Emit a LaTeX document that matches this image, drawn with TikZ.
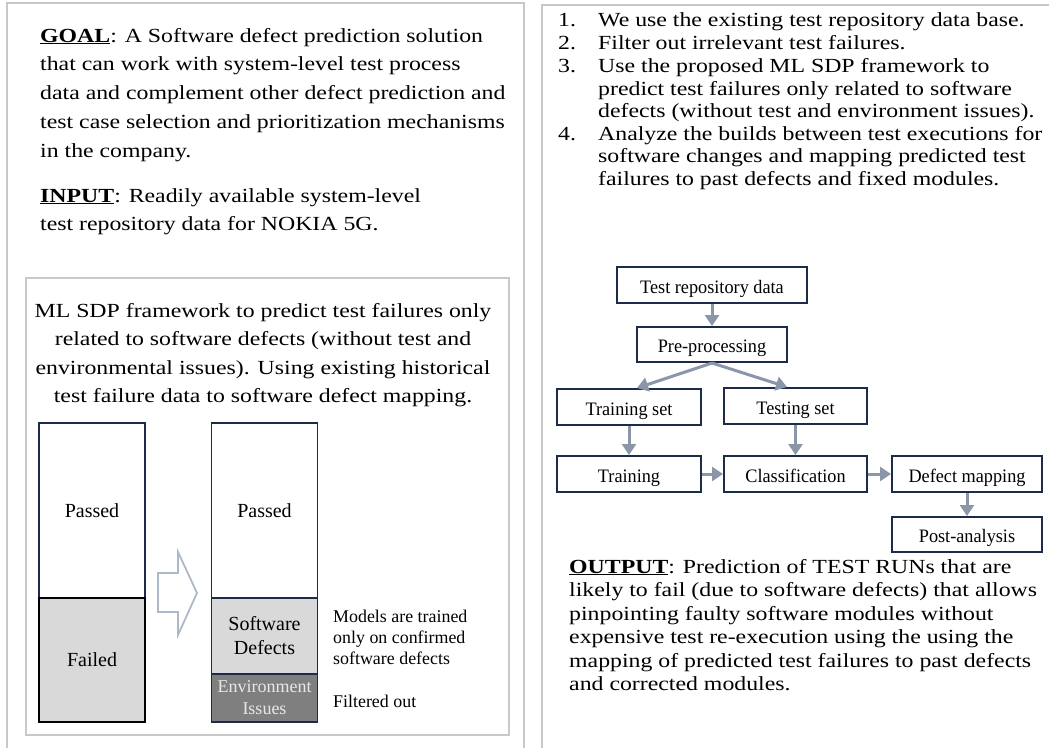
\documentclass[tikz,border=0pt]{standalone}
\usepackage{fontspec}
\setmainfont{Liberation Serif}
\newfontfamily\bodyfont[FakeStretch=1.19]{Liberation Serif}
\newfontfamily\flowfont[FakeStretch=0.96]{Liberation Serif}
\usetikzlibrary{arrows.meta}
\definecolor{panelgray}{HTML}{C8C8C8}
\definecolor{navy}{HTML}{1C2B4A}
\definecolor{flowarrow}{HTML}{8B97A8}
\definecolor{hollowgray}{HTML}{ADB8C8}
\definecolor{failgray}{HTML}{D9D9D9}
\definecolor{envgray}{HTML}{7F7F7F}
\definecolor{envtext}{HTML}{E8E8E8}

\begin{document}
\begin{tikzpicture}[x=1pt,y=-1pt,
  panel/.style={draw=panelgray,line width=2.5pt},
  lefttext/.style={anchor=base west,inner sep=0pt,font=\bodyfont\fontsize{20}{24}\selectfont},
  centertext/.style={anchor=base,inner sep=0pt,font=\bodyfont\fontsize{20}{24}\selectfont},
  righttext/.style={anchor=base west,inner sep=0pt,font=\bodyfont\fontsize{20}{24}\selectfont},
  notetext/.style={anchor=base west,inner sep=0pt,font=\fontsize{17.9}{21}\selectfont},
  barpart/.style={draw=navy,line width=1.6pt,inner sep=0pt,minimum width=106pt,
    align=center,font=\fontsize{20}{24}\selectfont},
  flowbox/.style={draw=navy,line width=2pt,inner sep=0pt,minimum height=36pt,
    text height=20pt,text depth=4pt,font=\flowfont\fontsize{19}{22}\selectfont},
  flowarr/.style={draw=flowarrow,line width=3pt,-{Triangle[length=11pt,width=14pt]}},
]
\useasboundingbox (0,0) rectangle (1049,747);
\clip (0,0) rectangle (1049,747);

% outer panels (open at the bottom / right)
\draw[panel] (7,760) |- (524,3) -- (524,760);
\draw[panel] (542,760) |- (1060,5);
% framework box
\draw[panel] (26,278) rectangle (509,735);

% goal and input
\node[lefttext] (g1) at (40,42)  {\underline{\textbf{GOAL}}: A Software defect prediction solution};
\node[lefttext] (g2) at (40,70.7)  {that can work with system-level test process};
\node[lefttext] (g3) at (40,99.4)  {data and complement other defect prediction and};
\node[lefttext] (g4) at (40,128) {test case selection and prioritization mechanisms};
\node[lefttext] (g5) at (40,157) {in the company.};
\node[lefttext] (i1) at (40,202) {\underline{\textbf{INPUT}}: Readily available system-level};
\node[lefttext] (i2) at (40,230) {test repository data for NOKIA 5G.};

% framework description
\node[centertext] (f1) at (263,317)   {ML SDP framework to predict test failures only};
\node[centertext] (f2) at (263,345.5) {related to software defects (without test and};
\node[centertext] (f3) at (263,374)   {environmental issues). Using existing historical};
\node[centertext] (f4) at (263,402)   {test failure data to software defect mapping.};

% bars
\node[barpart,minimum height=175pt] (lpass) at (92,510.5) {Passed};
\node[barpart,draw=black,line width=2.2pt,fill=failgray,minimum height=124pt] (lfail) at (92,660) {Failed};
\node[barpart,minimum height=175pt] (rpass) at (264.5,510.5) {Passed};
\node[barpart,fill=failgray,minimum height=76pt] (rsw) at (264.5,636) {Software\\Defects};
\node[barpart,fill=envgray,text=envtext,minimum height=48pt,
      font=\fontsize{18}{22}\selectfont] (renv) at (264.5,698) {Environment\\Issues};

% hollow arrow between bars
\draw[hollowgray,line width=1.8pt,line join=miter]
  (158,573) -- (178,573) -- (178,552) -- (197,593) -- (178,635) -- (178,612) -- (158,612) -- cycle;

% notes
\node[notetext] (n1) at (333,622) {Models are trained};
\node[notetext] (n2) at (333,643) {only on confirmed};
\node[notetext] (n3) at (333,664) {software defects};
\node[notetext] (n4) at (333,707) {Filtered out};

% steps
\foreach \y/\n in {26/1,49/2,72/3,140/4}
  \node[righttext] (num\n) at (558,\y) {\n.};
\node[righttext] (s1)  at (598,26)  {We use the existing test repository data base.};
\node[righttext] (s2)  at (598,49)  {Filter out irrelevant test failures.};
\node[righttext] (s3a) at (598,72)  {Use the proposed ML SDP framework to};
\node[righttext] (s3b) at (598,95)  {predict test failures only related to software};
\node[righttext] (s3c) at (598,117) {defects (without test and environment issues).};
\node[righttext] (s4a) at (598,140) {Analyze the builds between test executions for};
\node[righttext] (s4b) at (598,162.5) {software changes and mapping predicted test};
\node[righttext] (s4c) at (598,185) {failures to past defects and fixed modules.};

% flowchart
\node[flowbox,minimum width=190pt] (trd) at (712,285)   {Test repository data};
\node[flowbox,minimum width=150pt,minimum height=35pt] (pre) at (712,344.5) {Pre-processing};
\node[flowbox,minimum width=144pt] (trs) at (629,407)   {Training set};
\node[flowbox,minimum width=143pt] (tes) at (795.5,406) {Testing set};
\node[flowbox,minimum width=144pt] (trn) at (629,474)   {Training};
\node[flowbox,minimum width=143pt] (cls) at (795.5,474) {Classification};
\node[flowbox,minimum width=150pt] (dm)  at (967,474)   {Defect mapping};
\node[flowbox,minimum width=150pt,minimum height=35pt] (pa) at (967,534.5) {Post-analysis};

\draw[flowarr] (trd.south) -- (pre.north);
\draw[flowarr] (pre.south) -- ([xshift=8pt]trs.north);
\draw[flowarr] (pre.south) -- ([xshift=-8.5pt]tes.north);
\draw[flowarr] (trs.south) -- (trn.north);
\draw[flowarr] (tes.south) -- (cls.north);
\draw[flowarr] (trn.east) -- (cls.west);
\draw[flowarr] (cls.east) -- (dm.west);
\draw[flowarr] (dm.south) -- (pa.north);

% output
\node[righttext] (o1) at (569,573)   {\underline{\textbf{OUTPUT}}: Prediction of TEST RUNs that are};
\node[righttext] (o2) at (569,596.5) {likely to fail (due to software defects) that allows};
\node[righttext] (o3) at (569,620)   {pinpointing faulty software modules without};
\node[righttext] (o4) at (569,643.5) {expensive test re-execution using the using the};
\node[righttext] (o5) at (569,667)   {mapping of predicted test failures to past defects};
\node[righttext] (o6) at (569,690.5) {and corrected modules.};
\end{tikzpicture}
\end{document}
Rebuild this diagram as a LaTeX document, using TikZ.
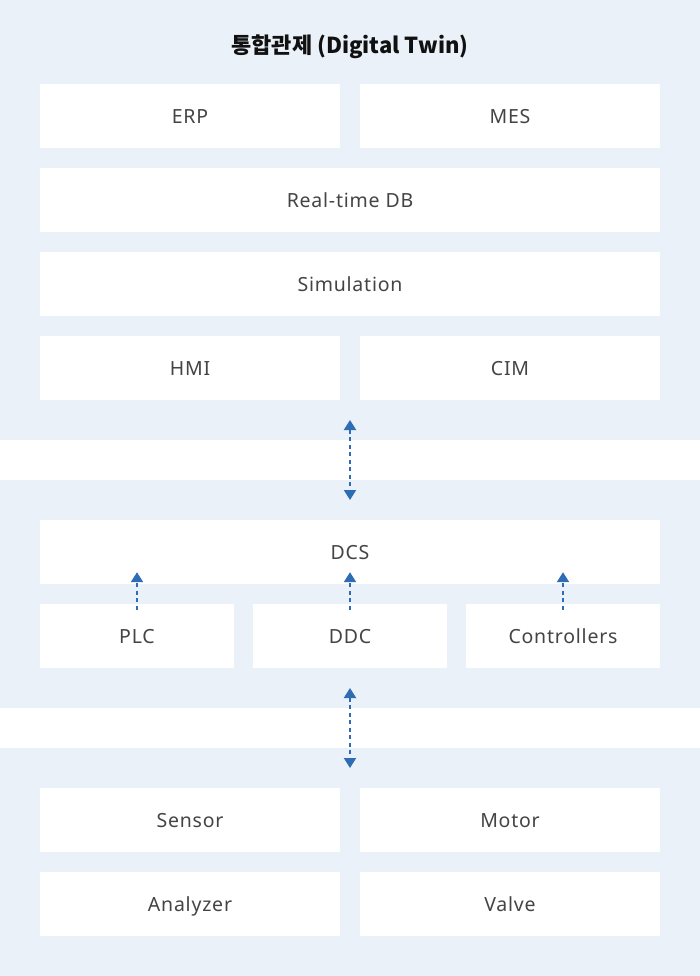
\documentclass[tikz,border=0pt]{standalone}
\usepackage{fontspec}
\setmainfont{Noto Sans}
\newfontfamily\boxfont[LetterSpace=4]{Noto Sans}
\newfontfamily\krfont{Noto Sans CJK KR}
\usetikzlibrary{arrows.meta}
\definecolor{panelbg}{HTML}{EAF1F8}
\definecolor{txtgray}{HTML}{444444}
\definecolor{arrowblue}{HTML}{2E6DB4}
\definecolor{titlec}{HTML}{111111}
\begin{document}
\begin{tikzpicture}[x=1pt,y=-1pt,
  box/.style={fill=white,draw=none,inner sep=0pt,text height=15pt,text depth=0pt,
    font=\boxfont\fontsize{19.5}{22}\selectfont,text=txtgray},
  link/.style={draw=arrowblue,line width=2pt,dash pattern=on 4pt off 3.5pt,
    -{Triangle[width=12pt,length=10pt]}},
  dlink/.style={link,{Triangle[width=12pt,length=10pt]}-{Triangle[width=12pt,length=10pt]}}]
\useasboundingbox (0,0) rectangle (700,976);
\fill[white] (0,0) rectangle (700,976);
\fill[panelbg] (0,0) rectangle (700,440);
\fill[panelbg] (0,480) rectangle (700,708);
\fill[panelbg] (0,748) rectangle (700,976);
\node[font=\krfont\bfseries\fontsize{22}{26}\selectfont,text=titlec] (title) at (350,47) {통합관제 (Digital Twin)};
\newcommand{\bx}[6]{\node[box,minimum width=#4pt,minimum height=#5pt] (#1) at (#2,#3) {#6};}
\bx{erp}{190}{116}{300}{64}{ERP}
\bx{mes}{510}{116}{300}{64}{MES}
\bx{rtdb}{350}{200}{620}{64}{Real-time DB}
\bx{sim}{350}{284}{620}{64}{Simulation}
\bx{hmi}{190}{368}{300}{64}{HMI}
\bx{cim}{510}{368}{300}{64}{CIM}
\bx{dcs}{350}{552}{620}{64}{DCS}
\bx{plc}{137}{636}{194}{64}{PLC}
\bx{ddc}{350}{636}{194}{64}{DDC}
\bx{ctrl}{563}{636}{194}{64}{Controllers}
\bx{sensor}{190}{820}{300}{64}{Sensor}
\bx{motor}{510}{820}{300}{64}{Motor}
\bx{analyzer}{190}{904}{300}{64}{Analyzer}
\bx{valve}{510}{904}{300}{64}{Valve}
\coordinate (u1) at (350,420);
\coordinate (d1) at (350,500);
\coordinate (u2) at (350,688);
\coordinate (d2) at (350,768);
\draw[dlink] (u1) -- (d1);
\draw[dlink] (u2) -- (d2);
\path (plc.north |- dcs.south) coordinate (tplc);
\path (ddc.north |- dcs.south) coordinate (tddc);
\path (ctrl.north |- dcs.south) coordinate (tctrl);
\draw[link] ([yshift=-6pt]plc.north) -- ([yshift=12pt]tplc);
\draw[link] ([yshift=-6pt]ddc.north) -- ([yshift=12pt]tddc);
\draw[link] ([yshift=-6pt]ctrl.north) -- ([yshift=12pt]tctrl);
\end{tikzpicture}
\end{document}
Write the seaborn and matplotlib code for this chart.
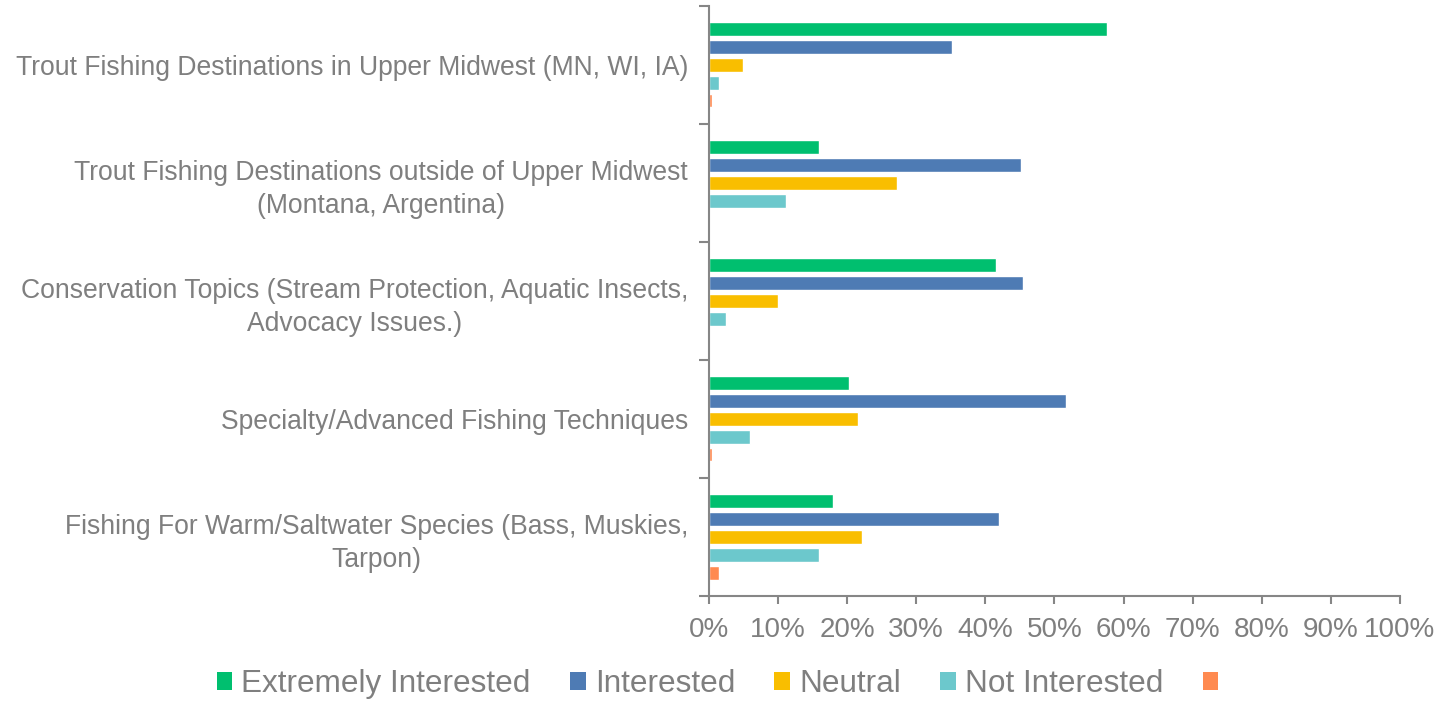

_TASK DIRECTIONS:_ Pick out, from the lines above, every one that contains the string "LaTeX".

_WORKED SOLUTION:_
Emit a LaTeX document that matches this image, drawn with TikZ.
Rebuild this diagram as a LaTeX document, using TikZ.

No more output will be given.